Peek-a-boo. How often have we played that game--with our own children, with grandchildren, nephews and nieces, with neighborhood children, babies that we don’t even know at the check-out line at the grocery store, babies on the bus? It may be called different things in different places, but its theme is universal and eternal.

I must have played peek-a-boo a thousand times before I ever noticed what the game was really about. It happened at a workshop, when I had just met somebody new.
We liked each other right away, found a topic of mutual interest without difficulty, and were chatting away happily. Then came a lull in the conversation--one of those pregnant pauses--when our eyes met, when we both had to notice that the other one was really there. How excruciatingly embarrassing! Luckily we were both on the same wave length. We looked, and laughed, and hid our faces, looked again, and laughed and laughed.

It was a classic game of peek-a-boo. And no wonder the game itself is a classic. It’s all about some of the most basic questions in human relationships: Are you there? Are you really there? Will you be there next time? Do you see me? Do your really see me? Are you pleased to seem? Will you be pleased to see me next time? And not only do you get a chance to ask all those important questions. You get to laugh and laugh as the answers come back--a great and wonderful string of unqualified yesses.

Ultimately, peek-a-boo is a game about noticing, about being there. It can be played successfully only when both players have their full attention to the game. This, I think, may be its greatest attraction. Any child who is playing peek-a-boo has secured another person’s undivided positive attention--one of the most scarce and valuable resources of all. No wonder children love the game.

And no wonder we adults found it such an embarrassing game to play with each other. In the course of our childhood and growing up, we’ve gotten enough no’s in response to all those questions that they often seem like pretty scary ones to ask. (I think of all the hundreds of times I’ve turned my children down-- “No, other things are more important.” “No, I don’t have time for you.” “No, I would rather not be bothered.” “No, you’ll have to manage by yourself.”) It’s not surprising that we’ve found lots of ways to avoid risking those no’s. We don’t ask. We go off by ourselves. We lower our eyes. We change the subject. We make a joke. We discover important work that needs to be done.

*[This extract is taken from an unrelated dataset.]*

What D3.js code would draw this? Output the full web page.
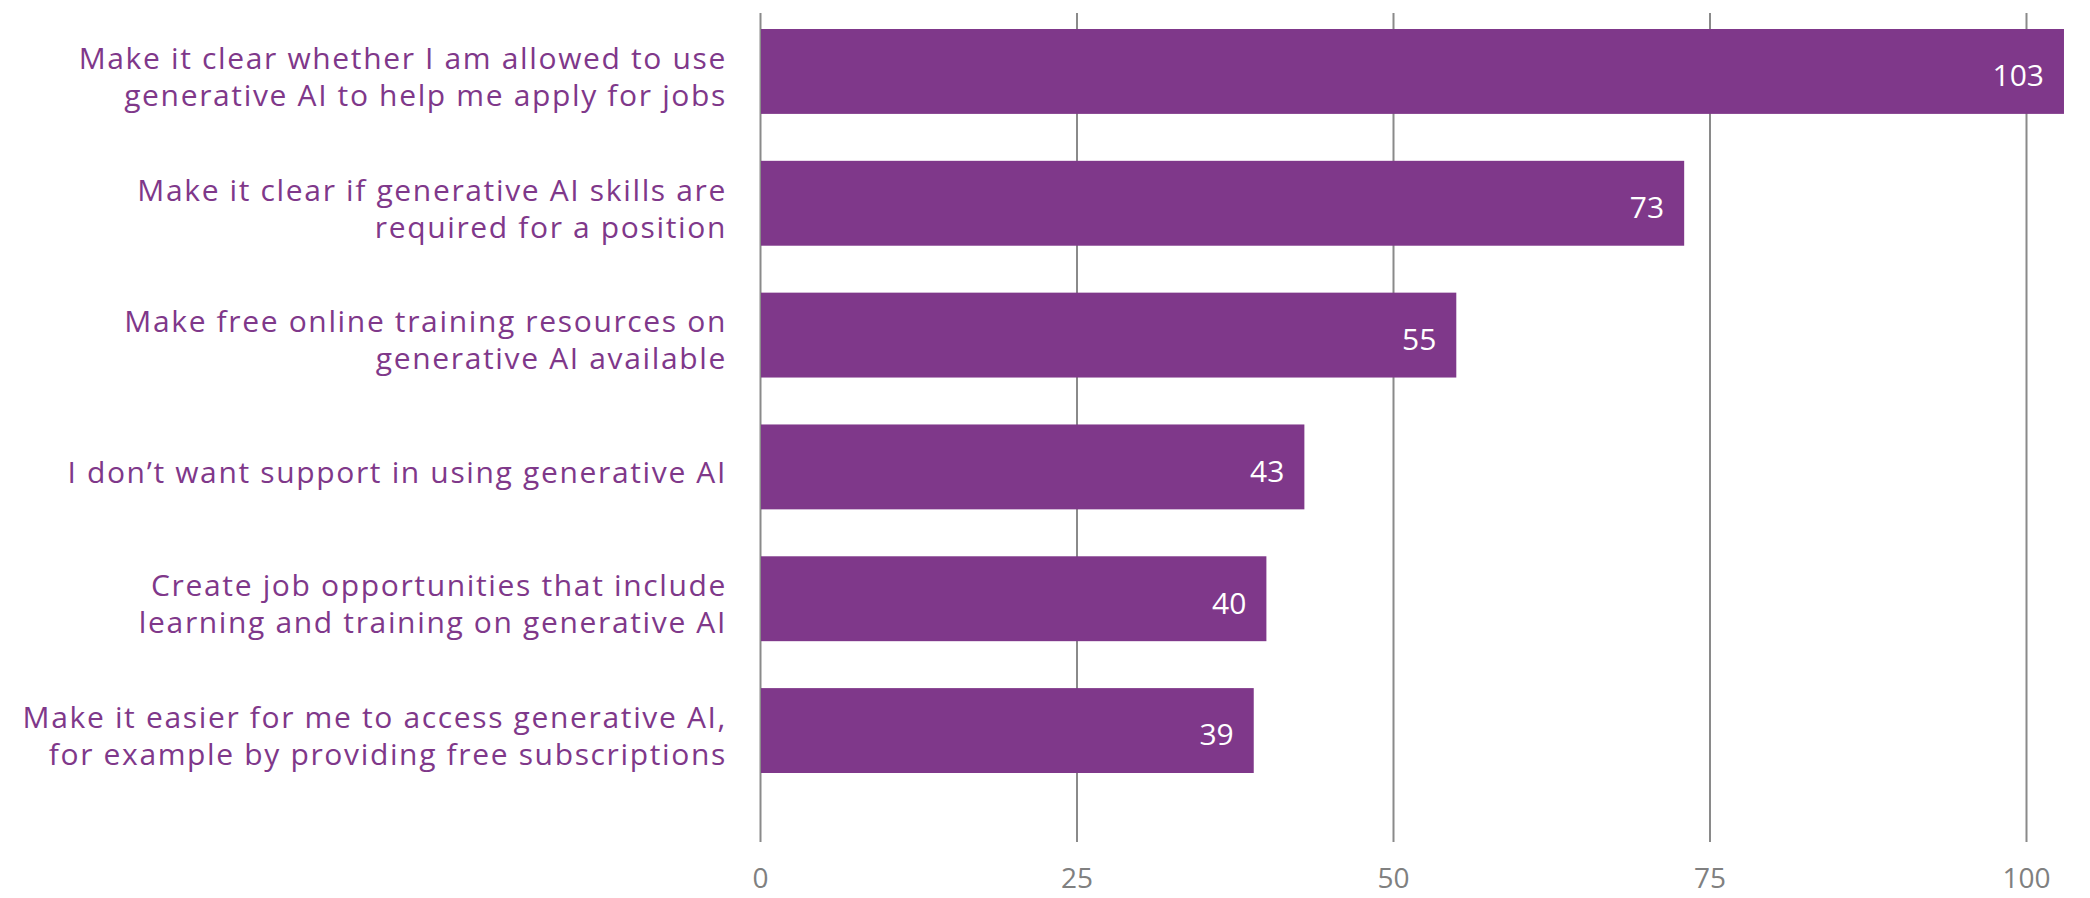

But peek-a-boo is a great game. I have a new appreciation of why children want to play it, and I’d like to see it played even more--with all sorts of variations for different ages. What if every child riding on a bus, every child waiting in a line got to play peek-a-boo? What if that were just the beginning? The more yeses we can get to those basic questions, and the more we can laugh in wonder and delight at all the yeses, the better off all of us will be.